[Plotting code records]
============================================================
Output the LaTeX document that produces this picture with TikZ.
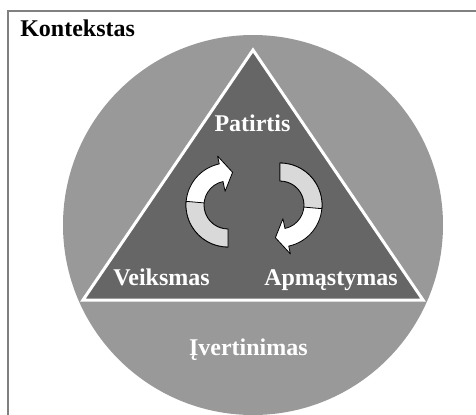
\documentclass[tikz,border=0pt]{standalone}
\usepackage{fontspec}
\setmainfont{Liberation Serif}
\definecolor{ringgray}{HTML}{999999}
\definecolor{triangray}{HTML}{666666}
\definecolor{backgray}{HTML}{D9D9D9}
\tikzset{
  stagelabel/.style={font=\fontsize{18}{20}\selectfont\bfseries,text=white,inner sep=0pt},
  cyclearrow/.style={draw=black,line width=0.6pt,line join=round}
}

\begin{document}
\begin{tikzpicture}[x=0.75pt,y=0.75pt]
\useasboundingbox (0,0) rectangle (476,-415);
\draw[gray,line width=1.5pt] (8,-420) -- (8,-10.5) -- (480,-10.5);
\node[anchor=base west,font=\fontsize{18}{20}\selectfont\bfseries,inner sep=0pt] (ctx) at (20,-36) {Kontekstas};
\fill[ringgray] (253,-225) circle (190);
\filldraw[fill=triangray,draw=white,line width=2.25pt] (253,-50) -- (83,-300) -- (423,-300) -- cycle;
\foreach \cx/\cy/\rot in {228/-205/0,280/-205/180}{
\begin{scope}[shift={(\cx,\cy)},rotate=\rot]
\filldraw[cyclearrow,fill=white] (-90:42) arc[start angle=-90,end angle=-258,radius=42] -- (102:50) -- (82:33) -- (102:14) -- (102:24) arc[start angle=102,end angle=270,radius=24] -- cycle;
\filldraw[cyclearrow,fill=backgray] (-90:42) arc[start angle=-90,end angle=-185,radius=42] -- (175:24) arc[start angle=175,end angle=270,radius=24] -- cycle;
\end{scope}
}
\node[stagelabel,anchor=base] (exp) at (252.5,-131) {Patirtis};
\node[stagelabel,anchor=base west] (act) at (113,-285) {Veiksmas};
\node[stagelabel,anchor=base west] (refl) at (264,-285) {Apmąstymas};
\node[stagelabel,anchor=base east] (eval) at (308,-355) {Įvertinimas};
\end{tikzpicture}
\end{document}
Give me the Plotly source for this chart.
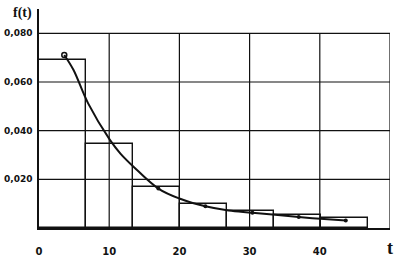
import plotly.graph_objects as go

# histogram bins (t) and densities
bin_left = [0.0, 6.7, 13.4, 20.1, 26.8, 33.5, 40.2]
bin_width = 6.7
bin_height = [0.0690, 0.0344, 0.0168, 0.0098, 0.0069, 0.0052, 0.0042]

# fitted curve
curve_t = [3.6, 4.9, 7.0, 10.1, 11.6, 13.5, 17.0, 20.1, 23.7, 27.0, 30.4, 37.0, 40.1, 43.7]
curve_f = [0.0711, 0.0650, 0.0512, 0.0362, 0.0306, 0.0251, 0.0162, 0.0120, 0.0089,
           0.0072, 0.0063, 0.0045, 0.0038, 0.0031]

# marked points on the curve
open_t = [3.6]
open_f = [0.0711]
dot_t = [17.0, 23.7, 30.4, 37.0, 43.7]
dot_f = [0.0162, 0.0089, 0.0063, 0.0045, 0.0031]

x_ticks = [0, 10, 20, 30, 40]
x_grid = [10, 20, 30, 40, 50]
y_ticks = [0.020, 0.040, 0.060, 0.080]
y_labels = ["0,020", "0,040", "0,060", "0,080"]

INK = "#111111"
fig = go.Figure()

# grid (limited to the 0.080 frame)
shapes = []
for gx in x_grid:
    shapes.append(dict(type="line", xref="x", yref="y", x0=gx, x1=gx, y0=0, y1=y_ticks[-1],
                       line=dict(color=INK, width=1.2), layer="below"))
for gy in y_ticks:
    shapes.append(dict(type="line", xref="x", yref="y", x0=0, x1=x_grid[-1], y0=gy, y1=gy,
                       line=dict(color=INK, width=1.2), layer="below"))

fig.add_trace(go.Bar(
    x=[l + bin_width / 2 for l in bin_left], y=bin_height, width=bin_width,
    marker=dict(color="rgba(0,0,0,0)", line=dict(color=INK, width=1.4)),
    hoverinfo="skip"))

fig.add_trace(go.Scatter(x=curve_t, y=curve_f, mode="lines",
                         line=dict(color=INK, width=2, shape="spline")))
fig.add_trace(go.Scatter(x=open_t, y=open_f, mode="markers",
                         marker=dict(symbol="circle-open", size=5, color=INK, line=dict(width=1.5))))
fig.add_trace(go.Scatter(x=dot_t, y=dot_f, mode="markers",
                         marker=dict(symbol="circle", size=4, color=INK)))

fig.update_layout(
    width=405, height=258,
    margin=dict(l=39, r=15, t=9, b=30),
    paper_bgcolor="white", plot_bgcolor="white",
    showlegend=False, bargap=0,
    shapes=shapes,
    font=dict(family="DejaVu Sans", color=INK),
    annotations=[
        dict(text="<b>f(t)</b>", xref="paper", yref="paper", x=-0.015, y=1.0,
             xanchor="right", yanchor="bottom", showarrow=False,
             font=dict(family="Liberation Serif", size=14, color=INK), yshift=-14),
        dict(text="<b>t</b>", xref="x", yref="paper", x=50, y=0,
             xanchor="center", yanchor="top", showarrow=False, yshift=-8,
             font=dict(family="Liberation Serif", size=18, color=INK)),
    ],
)
fig.update_xaxes(range=[0, 50], tickvals=x_ticks, ticktext=[str(v) for v in x_ticks],
                 showgrid=False, zeroline=False, showline=True, linecolor=INK, linewidth=1.5,
                 ticks="", ticklabelstandoff=13, automargin=False,
                 tickfont=dict(family="DejaVu Sans", size=10, color=INK, weight="bold"))
fig.update_yaxes(range=[0, 0.09], tickvals=y_ticks, ticktext=y_labels,
                 showgrid=False, zeroline=False, showline=True, linecolor=INK, linewidth=1.5,
                 ticks="", ticklabelstandoff=3, automargin=False,
                 tickfont=dict(family="DejaVu Sans", size=9, color=INK, weight="bold"))

fig.write_html("out.html")
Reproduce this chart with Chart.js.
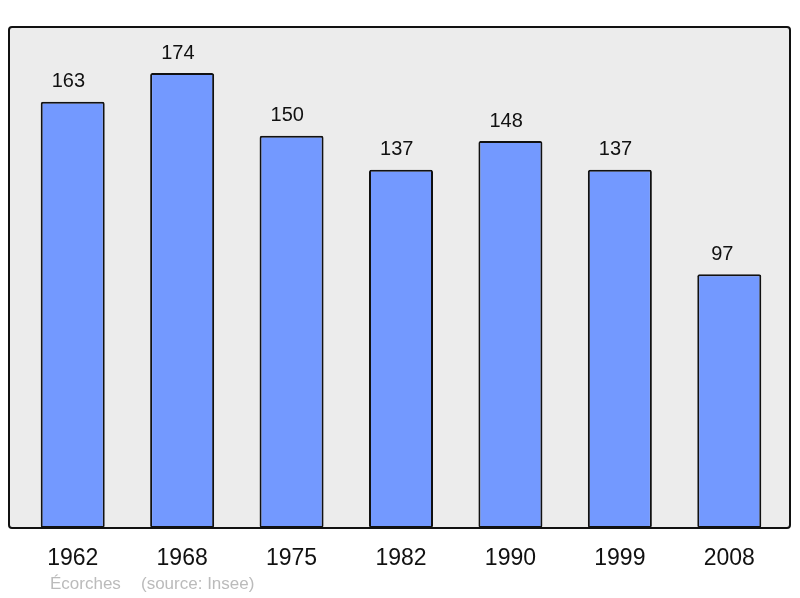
<!DOCTYPE html>
<html><head><meta charset="utf-8">
<script src="https://cdn.jsdelivr.net/npm/chart.js@4/dist/chart.umd.min.js"></script>
<style>html,body{margin:0;padding:0;background:#fff}#wrap{position:relative;width:800px;height:598px}</style>
</head><body><div id="wrap"><canvas id="c" width="800" height="598"></canvas></div>
<script>
const years = ["1962","1968","1975","1982","1990","1999","2008"];
const population = [163,174,150,137,148,137,97];
const sourceName = "Écorches";
const sourceRef = "(source: Insee)";

function framePath(ctx){
  const x0=9,y0=27,x1=790,y1=528,r=3;
  ctx.beginPath();
  ctx.moveTo(x0+r,y0);ctx.lineTo(x1-r,y0);ctx.quadraticCurveTo(x1,y0,x1,y0+r);
  ctx.lineTo(x1,y1-r);ctx.quadraticCurveTo(x1,y1,x1-r,y1);
  ctx.lineTo(x0+r,y1);ctx.quadraticCurveTo(x0,y1,x0,y1-r);
  ctx.lineTo(x0,y0+r);ctx.quadraticCurveTo(x0,y0,x0+r,y0);ctx.closePath();
}
const framePlugin = {
  id:'frame',
  beforeDatasetsDraw(chart){
    const ctx=chart.ctx;
    ctx.save();framePath(ctx);ctx.fillStyle='#ececec';ctx.fill();ctx.restore();
  },
  afterDatasetsDraw(chart){
    const ctx=chart.ctx;
    ctx.save();
    framePath(ctx);ctx.lineWidth=2;ctx.strokeStyle='#111';ctx.stroke();
    const meta=chart.getDatasetMeta(0);
    ctx.font='20px "Liberation Sans", Arial, sans-serif';
    ctx.fillStyle='#111';ctx.textAlign='center';ctx.textBaseline='alphabetic';
    meta.data.forEach((bar,i)=>{
      const s=String(population[i]);
      const dx = s.length===2 ? -7 : -4.3;
      ctx.fillText(s, bar.x+dx, bar.y-14.5);
    });
    ctx.font='17px "Liberation Sans", Arial, sans-serif';
    ctx.fillStyle='#bbbbbb';ctx.textAlign='left';
    ctx.fillText(sourceName, 50, 589);
    ctx.fillText(sourceRef, 141, 589);
    ctx.restore();
  }
};

new Chart(document.getElementById('c'),{
  type:'bar',
  data:{labels:years,datasets:[{data:population,backgroundColor:'#7399ff',borderColor:'#111',borderWidth:2,borderSkipped:false,borderRadius:2,barPercentage:0.585,categoryPercentage:1}]},
  options:{
    responsive:false,animation:false,
    layout:{padding:{left:18,right:16,top:27,bottom:0}},
    plugins:{legend:{display:false},tooltip:{enabled:false}},
    scales:{
      y:{display:false,min:0,max:191.6},
      x:{grid:{display:false},border:{display:false},
         ticks:{color:'#111',font:{family:'"Liberation Sans", Arial, sans-serif',size:23},padding:9,maxRotation:0},
         afterFit(s){s.height=70;}}
    }
  },
  plugins:[framePlugin]
});
</script></body></html>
============================================================
* **WRITTEN REQUEST**:
The word "this" may appear on some lines. Report how many lines hold it, giving the number alone.

* **ANSWER TO THE EXERCISE**:
3